Thirdly, it's not just my claim about the relative sizes of the codebases. Check out the announcements (1 [kde.org] and 2 [kde.org]) explaining the reasons for going with KHTML:
Do you think Webkit is ten times the size it was then? Or do you think Gecko is ten times smaller than it was then?
Ahem isn't a real font. It's a dummy font [hixie.ch] that only has four glyphs and weird sizing. Its glyphs need to have very specific dimensions in order for the test to be accurate. Turning off font smoothing for this font in particular is enforcing those very specific font metrics. Yes, it looks like a hack, but that's far from the whole truth. In the real world, users that change their font sizes would also cause "failures" like this; the specific font metrics of the Ahem font are assumed by the test for accurate results.
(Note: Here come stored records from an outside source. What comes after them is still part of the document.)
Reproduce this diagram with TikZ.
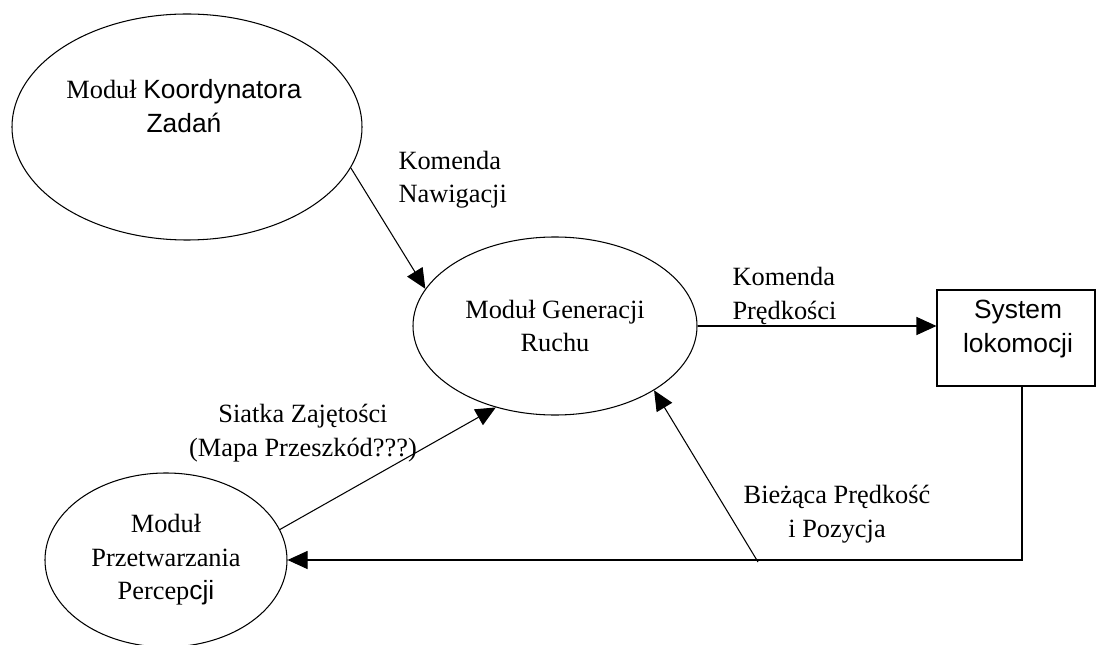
\documentclass[tikz,border=0pt]{standalone}
\usepackage{fontspec}
\setmainfont{Liberation Serif}
\setsansfont{Liberation Sans}
\usepackage{tikz}
\usetikzlibrary{shapes.geometric,arrows.meta}

\begin{document}
\begin{tikzpicture}[x=0.2mm,y=-0.2mm,line width=0.6pt,
            every node/.append style={font=\fontsize{15}{19}\selectfont},
            modul/.style={draw,ellipse,inner sep=0pt,align=center},
            blok/.style={draw,rectangle,inner sep=0pt,align=center},
            opis/.style={inner sep=0pt,align=center},
            strz/.style={-{Triangle[length=4mm,width=3.6mm]}}]
            \useasboundingbox (0,0) rectangle (1096,645);
            % moduly
            \node[modul,minimum width=70mm,minimum height=45.2mm] (koord) at (187,127) {};
            \node[opis] (koordtxt) at (184,106) {Moduł {\sffamily Koordynatora}\\{\sffamily Zadań}};
            \node[modul,minimum width=56.8mm,minimum height=35.6mm] (gen) at (555,326) {Moduł Generacji\\Ruchu};
            \node[modul,minimum width=48.4mm,minimum height=34.8mm] (perc) at (166,560) {Moduł\\Przetwarzania\\Percep{\sffamily cji}};
            \node[blok,minimum width=31.6mm,minimum height=19.2mm] (lok) at (1016,338) {};
            \node[opis] (loktxt) at (1018,329) {\sffamily System\\\sffamily lokomocji};
            % polaczenia
            \draw[strz] (koord.-14) -- (gen.164.5);
            \draw[strz] (gen.east) -- (gen.east -| lok.west);
            \draw[strz] (perc.15.7) -- (gen.234.5);
            \coordinate (zw) at (1022,562);
            \coordinate (odg) at (758,562);
            \draw[strz] (lok.south -| zw) |- (perc.east);
            \draw[strz] (odg) -- (gen.-33.4);
            % etykiety
            \node[opis,anchor=west,align=left] (nawig) at (398,180) {Komenda\\Nawigacji};
            \node[opis,anchor=west,align=left] (predk) at (732,296) {Komenda\\Prędkości};
            \node[opis] (siatka) at (303,433) {Siatka Zajętości\\(Mapa Przeszkód???)};
            \node[opis] (biez) at (837,514) {Bieżąca Prędkość\\i Pozycja};
\end{tikzpicture}
\end{document}
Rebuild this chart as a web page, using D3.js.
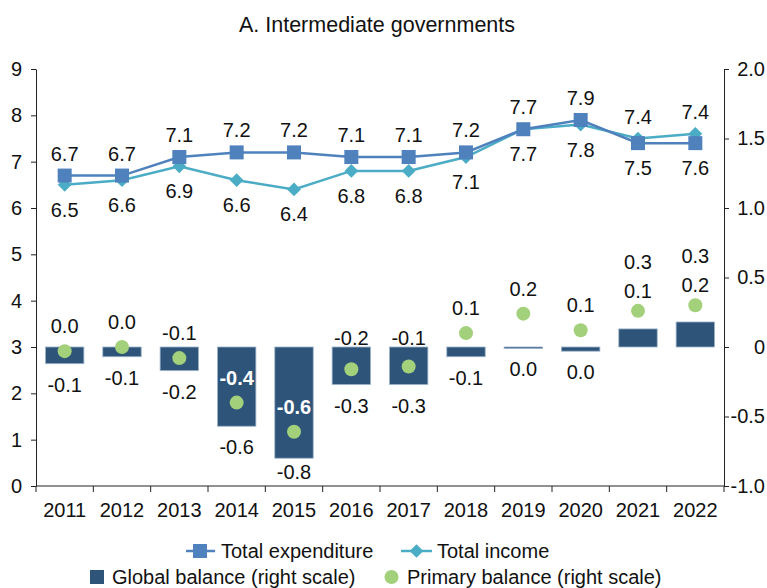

At worst, you could say it's a hack to set up the necessary conditions for the Acid3 test to run. These font metrics aren't part of the Acid3 test, they are a prerequisite for accurate results.
Bug 17086 [webkit.org] is the bug you should be looking at for background. The question is whether or not antialiasing/font smoothing should have an effect on font metrics or if it should be clipped. It may turn out that the Acid3 test is updated to make this a non-issue.
Here you go misrepresenting your guesses as actual fact again. If you don't know the details, don't make accusations like that. Should antialiasing/font smoothing increase the size of text slightly or is that a bug? That's a difficult question to ans
Re:*tap* *tap* ... Is this thing on? (Score:3, Interesting)
You're talking about bugs that cause your application to crash or destructively malfunction in some way. ACID tests bugs that might cause the menu to be 3 pixels further left than you want it. And the funny part is that as long as all browsers have difference, you'll STILL need to test on all browsers (for JS issues alone if nothing else), so you'll notice the ACID-type bugs long before putting the site live.
Sorry, I think these ACID tests are near-useless.